_SOURCE EXCERPT_:
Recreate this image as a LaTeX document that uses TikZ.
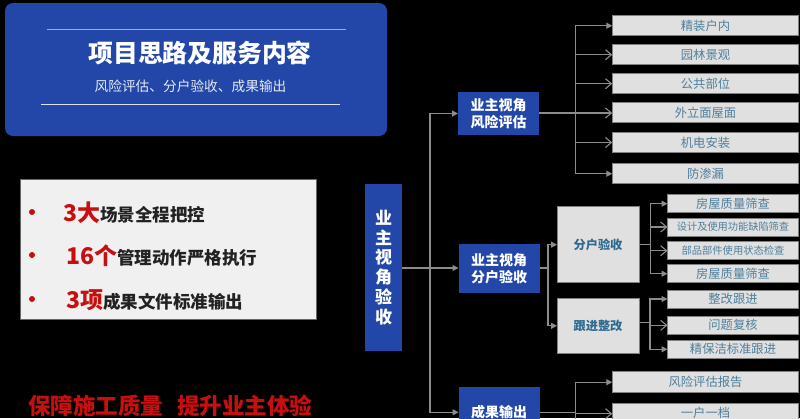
\documentclass[tikz,border=0pt]{standalone}
\usepackage{fontspec}
\setmainfont{Noto Sans CJK SC}
\usetikzlibrary{arrows.meta}
\definecolor{blueA}{HTML}{2347A8}
\definecolor{redA}{HTML}{C80F0F}
\definecolor{inkA}{HTML}{222222}
\definecolor{linkA}{HTML}{8C8C8C}
\definecolor{tealA}{HTML}{4F7F9C}
\definecolor{tealB}{HTML}{2F6A8F}
\newcommand{\fs}[1]{\fontsize{#1}{#1}\selectfont}
\tikzset{
  x=1pt,y=-1pt,
  txt/.style={inner sep=0pt,outer sep=0pt,align=center},
  bluebox/.style={txt,fill=blueA,text=white,font=\fontsize{14}{17}\selectfont\bfseries},
  greybox/.style={txt,fill=black!12,draw=black!50,line width=1pt,text=tealA,minimum height=20.5pt,font=\fs{12.3}},
  midbox/.style={greybox,text=tealB,font=\fs{12.2}\bfseries},
  leaf/.style={greybox,minimum width=131pt,minimum height=18pt},
  wide/.style={greybox,minimum width=186.4pt},
  linkline/.style={draw=linkA,line width=1.1pt},
  solidhead/.style={linkline,-{Triangle[length=6pt,width=6pt]}},
  openhead/.style={linkline,-{Straight Barb[length=6pt,width=10pt]}},
  dotmark/.style={circle,fill=redA,inner sep=0pt,minimum size=6pt},
  statline/.style={txt,anchor=west,text=inkA,font=\fs{17.5}\bfseries}
}
\newcommand{\redpart}[1]{{\color{redA}\fs{23}#1}}
\begin{document}
\begin{tikzpicture}
\fill[black] (0,0) rectangle (800,418);
\path[clip] (0,0) rectangle (800,418);
% header
\fill[blueA,rounded corners=8pt] (5,3) rectangle (387,136);
\draw[color=blueA!45!white,line width=1pt] (47,29.5) -- (346,29.5);
\draw[color=blueA!15!white,line width=1pt] (41,104) -- (340,104);
\node[txt,text=white,font=\fs{24.8}\bfseries] (title) at (200,53) {项目思路及服务内容};
\node[txt,text=white!88!blueA,font=\fs{13.7}] (subtitle) at (190.5,86) {风险评估、分户验收、成果输出};
% stats panel
\fill[white!94!black,draw=black!60] (20,179) rectangle (316.5,319);
\node[dotmark] (d1) at (32,212) {};
\node[dotmark] (d2) at (32,255) {};
\node[dotmark] (d3) at (32,299) {};
\node[statline] (s1) at (63,213) {\redpart{3大}场景全程把控};
\node[statline] (s2) at (66,256) {\redpart{16个}管理动作严格执行};
\node[statline] (s3) at (66,300) {\redpart{3项}成果文件标准输出};
\node[txt,text=redA,font=\fs{22.5}\bfseries] (s4) at (95.5,406) {保障施工质量};
\node[txt,text=redA,font=\fs{22.5}\bfseries] (s5) at (244.5,406) {提升业主体验};
% blue boxes
\node[bluebox,minimum width=37pt,minimum height=167pt,font=\fontsize{17}{19.7}\selectfont\bfseries] (root) at (383.5,267.5) {业\\主\\视\\角\\验\\收};
\node[bluebox,minimum width=81pt,minimum height=43.5pt] (a) at (498.5,113.5) {业主视角\\风险评估};
\node[bluebox,minimum width=81pt,minimum height=49.5pt] (b) at (499,268.5) {业主视角\\分户验收};
\node[bluebox,minimum width=81pt,minimum height=50pt] (c) at (499,412.3) {\raisebox{1pt}{成果输出}};
% first column
\node[wide] (a1) at (705.5,25.7) {精装户内};
\node[wide] (a2) at (705.5,54.7) {园林景观};
\node[wide] (a3) at (705.5,83.7) {公共部位};
\node[wide] (a4) at (705.5,112.5) {外立面屋面};
\node[wide] (a5) at (705.5,142.5) {机电安装};
\node[wide] (a6) at (705.5,173.7) {防渗漏};
% middle
\node[midbox,minimum width=82pt,minimum height=76pt] (m1) at (598,244.7) {分户验收};
\node[midbox,minimum width=82pt,minimum height=55pt] (m2) at (598,325.8) {跟进整改};
\node[leaf] (l1) at (733,203.7) {房屋质量筛查};
\node[leaf,font=\fs{10.2}] (l2) at (733,227) {设计及使用功能缺陷筛查};
\node[leaf,font=\fs{10.3}] (l3) at (733,250.7) {部品部件使用状态检查};
\node[leaf] (l4) at (733,273.7) {\raisebox{1.5pt}{房屋质量筛查}};
\node[leaf] (l5) at (733,299) {\raisebox{1.8pt}{整改跟进}};
\node[leaf] (l6) at (733,325.3) {\raisebox{1.8pt}{问题复核}};
\node[leaf] (l7) at (733,349.3) {\raisebox{1.8pt}{精保洁标准跟进}};
% output
\node[wide] (c1) at (705.5,382.2) {风险评估报告};
\node[wide] (c2) at (705.5,413.7) {\raisebox{2.6pt}{一户一档}};
% junctions
\coordinate (j0) at (430,268);
\coordinate (ja) at (575.7,113);
\coordinate (jb) at (548,268);
\coordinate (jc) at (575.7,412.5);
\coordinate (jm1) at (650.3,244.5);
\coordinate (jm2) at (650,322.7);
\coordinate (jend) at (575.7,420);
% root links
\draw[linkline] (root.east |- j0) -- (j0);
\draw[solidhead] (j0) |- (a.west);
\draw[solidhead] (j0) -- (j0 -| b.west);
\draw[solidhead] (j0) |- (c.west);
% a links
\draw[linkline] (a.east |- ja) -- (ja);
\draw[solidhead] (ja) |- (a1.west);
\draw[openhead] (ja) |- (a2.west);
\draw[openhead] (ja) |- (a3.west);
\draw[openhead] (ja) -- (ja -| a4.west);
\draw[openhead] (ja) |- (a5.west);
\draw[solidhead] (ja) |- (a6.west);
% b links
\draw[linkline] (b.east |- jb) -- (jb);
\draw[solidhead] (jb) |- (m1.west);
\draw[solidhead] (jb) |- (m2.west);
% m1 links
\draw[linkline] (m1.east |- jm1) -- (jm1);
\draw[solidhead] (jm1) |- (l1.west);
\draw[openhead] (jm1) |- (l2.west);
\draw[openhead] (jm1) |- (l3.west);
\draw[solidhead] (jm1) |- (l4.west);
% m2 links
\draw[linkline] (m2.east |- jm2) -- (jm2);
\draw[solidhead] (jm2) |- (l5.west);
\draw[openhead] (jm2) |- (l6.west);
\draw[solidhead] (jm2) |- (l7.west);
% c links
\draw[linkline] (c.east |- jc) -- (jc);
\draw[solidhead] (jc) |- (c1.west);
\draw[openhead] (jc) |- (c2.west);
\draw[linkline] (jc) -- (jend);
\end{tikzpicture}
\end{document}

_STATED PROBLEM_:
Without the pictures, retype the whole of the material above exactly.

_SOLUTION TO THIS PROBLEM_:
Recreate this image as a LaTeX document that uses TikZ.
\documentclass[tikz,border=0pt]{standalone}
\usepackage{fontspec}
\setmainfont{Noto Sans CJK SC}
\usetikzlibrary{arrows.meta}
\definecolor{blueA}{HTML}{2347A8}
\definecolor{redA}{HTML}{C80F0F}
\definecolor{inkA}{HTML}{222222}
\definecolor{linkA}{HTML}{8C8C8C}
\definecolor{tealA}{HTML}{4F7F9C}
\definecolor{tealB}{HTML}{2F6A8F}
\newcommand{\fs}[1]{\fontsize{#1}{#1}\selectfont}
\tikzset{
  x=1pt,y=-1pt,
  txt/.style={inner sep=0pt,outer sep=0pt,align=center},
  bluebox/.style={txt,fill=blueA,text=white,font=\fontsize{14}{17}\selectfont\bfseries},
  greybox/.style={txt,fill=black!12,draw=black!50,line width=1pt,text=tealA,minimum height=20.5pt,font=\fs{12.3}},
  midbox/.style={greybox,text=tealB,font=\fs{12.2}\bfseries},
  leaf/.style={greybox,minimum width=131pt,minimum height=18pt},
  wide/.style={greybox,minimum width=186.4pt},
  linkline/.style={draw=linkA,line width=1.1pt},
  solidhead/.style={linkline,-{Triangle[length=6pt,width=6pt]}},
  openhead/.style={linkline,-{Straight Barb[length=6pt,width=10pt]}},
  dotmark/.style={circle,fill=redA,inner sep=0pt,minimum size=6pt},
  statline/.style={txt,anchor=west,text=inkA,font=\fs{17.5}\bfseries}
}
\newcommand{\redpart}[1]{{\color{redA}\fs{23}#1}}
\begin{document}
\begin{tikzpicture}
\fill[black] (0,0) rectangle (800,418);
\path[clip] (0,0) rectangle (800,418);
% header
\fill[blueA,rounded corners=8pt] (5,3) rectangle (387,136);
\draw[color=blueA!45!white,line width=1pt] (47,29.5) -- (346,29.5);
\draw[color=blueA!15!white,line width=1pt] (41,104) -- (340,104);
\node[txt,text=white,font=\fs{24.8}\bfseries] (title) at (200,53) {项目思路及服务内容};
\node[txt,text=white!88!blueA,font=\fs{13.7}] (subtitle) at (190.5,86) {风险评估、分户验收、成果输出};
% stats panel
\fill[white!94!black,draw=black!60] (20,179) rectangle (316.5,319);
\node[dotmark] (d1) at (32,212) {};
\node[dotmark] (d2) at (32,255) {};
\node[dotmark] (d3) at (32,299) {};
\node[statline] (s1) at (63,213) {\redpart{3大}场景全程把控};
\node[statline] (s2) at (66,256) {\redpart{16个}管理动作严格执行};
\node[statline] (s3) at (66,300) {\redpart{3项}成果文件标准输出};
\node[txt,text=redA,font=\fs{22.5}\bfseries] (s4) at (95.5,406) {保障施工质量};
\node[txt,text=redA,font=\fs{22.5}\bfseries] (s5) at (244.5,406) {提升业主体验};
% blue boxes
\node[bluebox,minimum width=37pt,minimum height=167pt,font=\fontsize{17}{19.7}\selectfont\bfseries] (root) at (383.5,267.5) {业\\主\\视\\角\\验\\收};
\node[bluebox,minimum width=81pt,minimum height=43.5pt] (a) at (498.5,113.5) {业主视角\\风险评估};
\node[bluebox,minimum width=81pt,minimum height=49.5pt] (b) at (499,268.5) {业主视角\\分户验收};
\node[bluebox,minimum width=81pt,minimum height=50pt] (c) at (499,412.3) {\raisebox{1pt}{成果输出}};
% first column
\node[wide] (a1) at (705.5,25.7) {精装户内};
\node[wide] (a2) at (705.5,54.7) {园林景观};
\node[wide] (a3) at (705.5,83.7) {公共部位};
\node[wide] (a4) at (705.5,112.5) {外立面屋面};
\node[wide] (a5) at (705.5,142.5) {机电安装};
\node[wide] (a6) at (705.5,173.7) {防渗漏};
% middle
\node[midbox,minimum width=82pt,minimum height=76pt] (m1) at (598,244.7) {分户验收};
\node[midbox,minimum width=82pt,minimum height=55pt] (m2) at (598,325.8) {跟进整改};
\node[leaf] (l1) at (733,203.7) {房屋质量筛查};
\node[leaf,font=\fs{10.2}] (l2) at (733,227) {设计及使用功能缺陷筛查};
\node[leaf,font=\fs{10.3}] (l3) at (733,250.7) {部品部件使用状态检查};
\node[leaf] (l4) at (733,273.7) {\raisebox{1.5pt}{房屋质量筛查}};
\node[leaf] (l5) at (733,299) {\raisebox{1.8pt}{整改跟进}};
\node[leaf] (l6) at (733,325.3) {\raisebox{1.8pt}{问题复核}};
\node[leaf] (l7) at (733,349.3) {\raisebox{1.8pt}{精保洁标准跟进}};
% output
\node[wide] (c1) at (705.5,382.2) {风险评估报告};
\node[wide] (c2) at (705.5,413.7) {\raisebox{2.6pt}{一户一档}};
% junctions
\coordinate (j0) at (430,268);
\coordinate (ja) at (575.7,113);
\coordinate (jb) at (548,268);
\coordinate (jc) at (575.7,412.5);
\coordinate (jm1) at (650.3,244.5);
\coordinate (jm2) at (650,322.7);
\coordinate (jend) at (575.7,420);
% root links
\draw[linkline] (root.east |- j0) -- (j0);
\draw[solidhead] (j0) |- (a.west);
\draw[solidhead] (j0) -- (j0 -| b.west);
\draw[solidhead] (j0) |- (c.west);
% a links
\draw[linkline] (a.east |- ja) -- (ja);
\draw[solidhead] (ja) |- (a1.west);
\draw[openhead] (ja) |- (a2.west);
\draw[openhead] (ja) |- (a3.west);
\draw[openhead] (ja) -- (ja -| a4.west);
\draw[openhead] (ja) |- (a5.west);
\draw[solidhead] (ja) |- (a6.west);
% b links
\draw[linkline] (b.east |- jb) -- (jb);
\draw[solidhead] (jb) |- (m1.west);
\draw[solidhead] (jb) |- (m2.west);
% m1 links
\draw[linkline] (m1.east |- jm1) -- (jm1);
\draw[solidhead] (jm1) |- (l1.west);
\draw[openhead] (jm1) |- (l2.west);
\draw[openhead] (jm1) |- (l3.west);
\draw[solidhead] (jm1) |- (l4.west);
% m2 links
\draw[linkline] (m2.east |- jm2) -- (jm2);
\draw[solidhead] (jm2) |- (l5.west);
\draw[openhead] (jm2) |- (l6.west);
\draw[solidhead] (jm2) |- (l7.west);
% c links
\draw[linkline] (c.east |- jc) -- (jc);
\draw[solidhead] (jc) |- (c1.west);
\draw[openhead] (jc) |- (c2.west);
\draw[linkline] (jc) -- (jend);
\end{tikzpicture}
\end{document}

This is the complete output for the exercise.